When the modulus of subgrade reaction of the first weak bedrock (k₁) is kept at 100,000 kPa/m, the response of the pile is shown in Figure 9. The value of maximum positive shear force of the pile is 9300 kN at the slip surface, irrespective of the increasing of the embedded length from 8.5 m to 11.5 mm. The value of the maximum negative shear force of the pile decreases by 29% from 11,438 to 8124 kN. The maximum bending moment of the pile increases by 5% from 53,742 to 56,443 kN.m with the embedded length increasing from 8.5 m to 11.5 m, and the position of the maximum bending moment of the pile is approximately 2 m below the slip surface. The displacement of the pile head decreases by 28.4% from 116 to 83 mm as the embedded length increases from 8.5 m to 11.5 mm. When the modulus of subgrade reaction of the first weak bedrock (k₁) is increased to 130,000 kPa/m, similar response of the piles are observed as shown in Figure 10.

The above comparisons demonstrate that when the embedded length of an anti-slide pile increases, the horizontal displacement on the pile and its maximum absolute shear force reduce. However, the bending moment of the pile demonstrates the opposite trend because an increase in pile length and change in the force arm increase the bending moment of the pile.

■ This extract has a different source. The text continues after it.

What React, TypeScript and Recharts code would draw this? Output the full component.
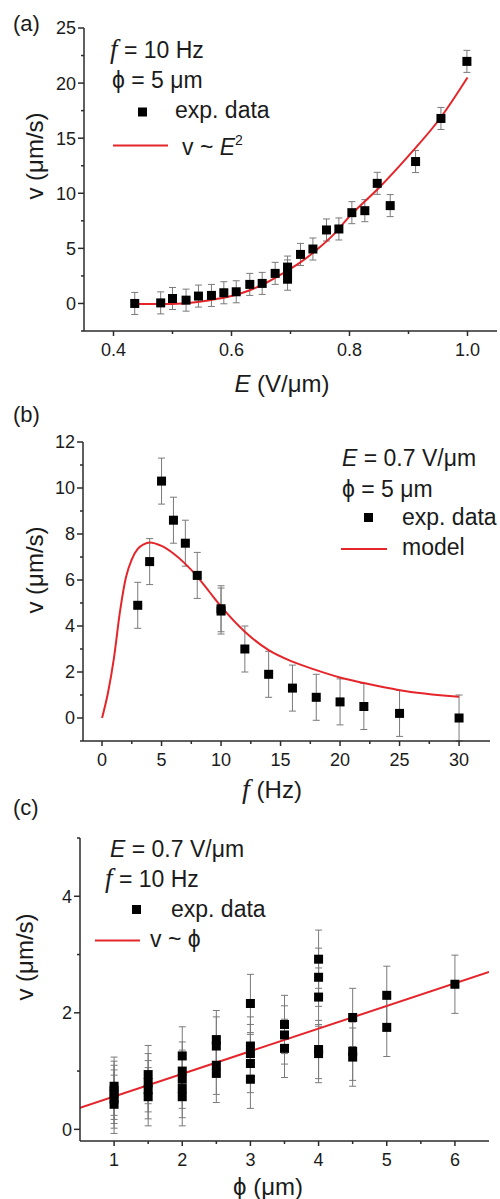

Figure 11 shows the increase in the embedded ratio (ε) of a pile as the modulus of the subgrade reaction of the first weak bedrock (k₁) decreases when the normalized displacement of the pile head remains unchanged. The relationship between the reasonable embedded length (h) of a pile and the subgrade reaction modulus of the first weak bedrock (k₁) is power function. In engineering practice, increasing the embedded length (h) of the anti-slide pile may result in increasing cost. However, decreasing the embedded length (h) of the anti-slide pile may have the risk of not ensuring safety and the required landslide slope stability. Hence, Equation (11) is useful to determine the optimally reasonable embedded length of the pile.

The modulus of the subgrade reaction of the first weak bedrock (k₁) was 50,000 kPa/m in the Zhenzilin landslide; hence, the reasonable embedded length of the pile was 10.04 m based on Equation (11). However, the original designed embedded length (h) was only 8.5 m, which may be the main reason for the excessive displacement of the pile head in the Zhenzilin landslide. The deformation of the pile is highly dependent on the subgrade reaction modulus. Many scholars have proposed different calculation formulas [41,42], but they all have a certain scope of application, and no universally applicable formula has been formed. In our engineering practice, a range of values is suggested [36], and we adopt a linear interpolation. Further studies are needed to study the rock–structure interaction to determine the accurate value of the subgrade reaction modulus.

6. Conclusions

The Zhenzilin landslide occurred in Luding County located at southwest of the Sichuan province in China. Anti-slide piles were installed in the landslide area comprising weak upper, hard middle, and weak lower strata. Based on an in situ investigation, the displacement of the pile head of the Zhenzilin landslide was 13 cm. A new calculation method for controlling this large deformation is proposed in this paper based on setting the reasonable embedded length of the anti-slide pile. The reasonable embedded length of the anti-slide pile in the Zhenzilin landslide should be 10.5 m based on the above method, which can ensure that the displacement of the pile head does not exceed 10 cm. However, in the original design of the Zhenzilin landslide, the embedded length of the anti-slide pile was 8.5 m, which led to a 12.8 cm displacement at the pile head.

Some factors influencing the deformation and internal forces of the pile were also studied. The increasing thickness of the upper weak bedrock layer result in greater maximum shear force of the pile in the embedded bedrock and displacement of the pile head. Furthermore, reduction of the modulus of subgrade reaction of the first weak bedrock can also cause increasing maximum shear force of the pile and displacement of the pile head. If the deformation of the pile head is excessively large, cracks develop in the landslide body behind the pile, thereby providing a channel for surface-water infiltration, which reduces the strength of mudstone and increases the long-term risk of landslide occurrence.